Tanuja Amarasuriya and Timothy X Atack in rehearsals for DELAY. Photo: Paul Blakemore

It’s perhaps understandable that people get confused. I’ve followed Sleepdogs’ output over the past eight years I’ve lived in Bristol, seeing their shows, listening to their EPs and digesting the archive on their website (which, by the way, is one of my favourite artist websites out there – the notebook section is full of great writing about theatre and process). What I admire most about their work is the way that it so successfully straddles worlds.

Their style, as much as they might resist being branded, feels unmistakably distinctive within the landscape of theatremaking today: the result of a magpie collection of influences which includes the formal languages of live art and electronic music, and storytelling influences from genre fiction — particularly science fiction. “Our practices have developed from being conscious audience members and nerds,” says Amarasuriya. Atack agrees: “I’m just writing fan fiction all the time, basically.”

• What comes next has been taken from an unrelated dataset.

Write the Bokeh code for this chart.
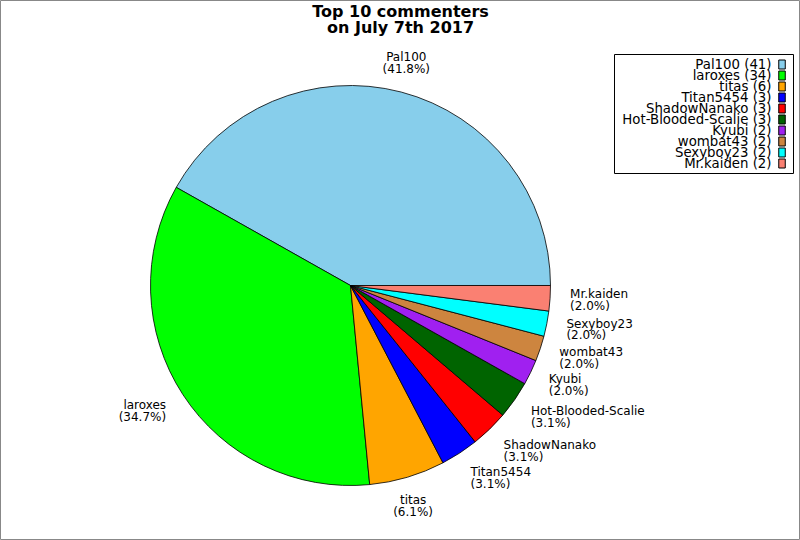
import math
from bokeh.plotting import figure
from bokeh.models import ColumnDataSource, Range1d
from bokeh.core.properties import value
from bokeh.embed import file_html
from bokeh.resources import INLINE

title_lines = ["Top 10 commenters", "on July 7th 2017"]
names = ["Pal100", "laroxes", "titas", "Titan5454", "ShadowNanako",
         "Hot-Blooded-Scalie", "Kyubi", "wombat43", "Sexyboy23", "Mr.kaiden"]
counts = [41, 34, 6, 3, 3, 3, 2, 2, 2, 2]
colors = ["#87CEEB", "#00FF00", "#FFA500", "#0000FF", "#FF0000",
          "#006400", "#A020F0", "#CD853F", "#00FFFF", "#FA8072"]

FONT = "DejaVu Sans"
R = 200.0
W, H = 800, 540
CX, CY = 350, 285  # pie centre in screen pixels

total = float(sum(counts))
starts, ends = [], []
acc = 0.0
for c in counts:
    starts.append(2 * math.pi * acc / total)
    acc += c
    ends.append(2 * math.pi * acc / total)

p = figure(width=W, height=H, x_range=Range1d(-CX, W - CX), y_range=Range1d(CY - H, CY),
           output_backend="svg", toolbar_location=None, min_border=0,
           x_axis_location=None, y_axis_location=None)
p.grid.visible = False
p.outline_line_color = "#888888"
p.background_fill_color = "white"
p.border_fill_color = "white"

wsrc = ColumnDataSource(dict(start=starts, end=ends, color=colors, name=names))
p.wedge(x=0, y=0, radius=R, start_angle="start", end_angle="end", fill_color="color",
        line_color="black", line_width=0.8, source=wsrc)

# slice labels
lx, ly, ltxt, lalign = [], [], [], []
for n, c, s, e in zip(names, counts, starts, ends):
    m = (s + e) / 2
    cs, sn = math.cos(m), math.sin(m)
    lx.append(1.1 * R * cs)
    ly.append(1.1 * R * sn + 10 * sn)
    ltxt.append("%s\n(%.1f%%)" % (n, 100.0 * c / total))
    lalign.append("left" if cs > 0.4 else ("right" if cs < -0.4 else "center"))
lsrc = ColumnDataSource(dict(x=lx, y=ly, text=ltxt, align=lalign))
p.text(x="x", y="y", text="text", text_align="align", text_baseline="middle",
       text_font=value(FONT), text_font_size="12px", text_line_height=0.85,
       text_color="black", source=lsrc)

# title
p.text(x=[400 - CX], y=[CY - 1], text=["\n".join(title_lines)], text_align="center",
       text_baseline="top", text_font=value(FONT), text_font_style="bold",
       text_font_size="16px", text_line_height=0.85, text_color="black")

# legend
p.quad(left=[614 - CX], right=[793 - CX], top=[CY - 54], bottom=[CY - 173],
       fill_color="white", line_color="black", line_width=1)
rows = list(range(len(names)))
gy = [CY - 64 - 11 * i for i in rows]
gtxt = ["%s (%d)" % (n, c) for n, c in zip(names, counts)]
p.text(x=[771 - CX] * len(rows), y=gy, text=gtxt, text_align="right", text_baseline="middle",
       text_font=value(FONT), text_font_size="13.3px", text_color="black")
p.rect(x=[781.5 - CX] * len(rows), y=gy, width=6.5, height=9, fill_color=colors,
       line_color="black", line_width=1)

open("out.html", "w").write(file_html(p, INLINE))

SLEEPDOGS’ FIVE BIGGEST INFLUENCES

1. Krapp’s Last Tape

Amarasuriya: We joke that Tim basically does a new version of Krapp’s Last Tape in every play he writes. Our first show together, Astronaut, was constructed around an 18 minute long sound piece recorded on a dictaphone.

Ben Kulvichit: And DELAY is based around voice notes isn’t it?

Atack: It is, yes! I’ve got to the stage now where I’m kind of proud of it.

Krapp’s Last Tape is also, by the way, arguably a work of speculative fiction. It’s on the cusp of being sci-fi because when it was written, magnetic tape had only been around for about a decade or so. So what it imagines – a whole life collected as audio diaries on spools of tape – has got to be set in the future…

Amarasuriya and Atack’s new show, DELAY, tells the story of an astronaut on a solo mission to what will hopefully become the first ever off-world human colony. “He is going to die out there alone,” Atack explains, “because his body is also going to seed the planet and make it habitable for future colonists who may or may not come along. It’s a hopeful act, his death out there.” The play unfolds through a series of voice messages between the astronaut and his husband on Earth. The snag: travelling close to the speed of light means that time is moving differently for the two. Sixty days for the astronaut is maybe the remainder of his husband’s life.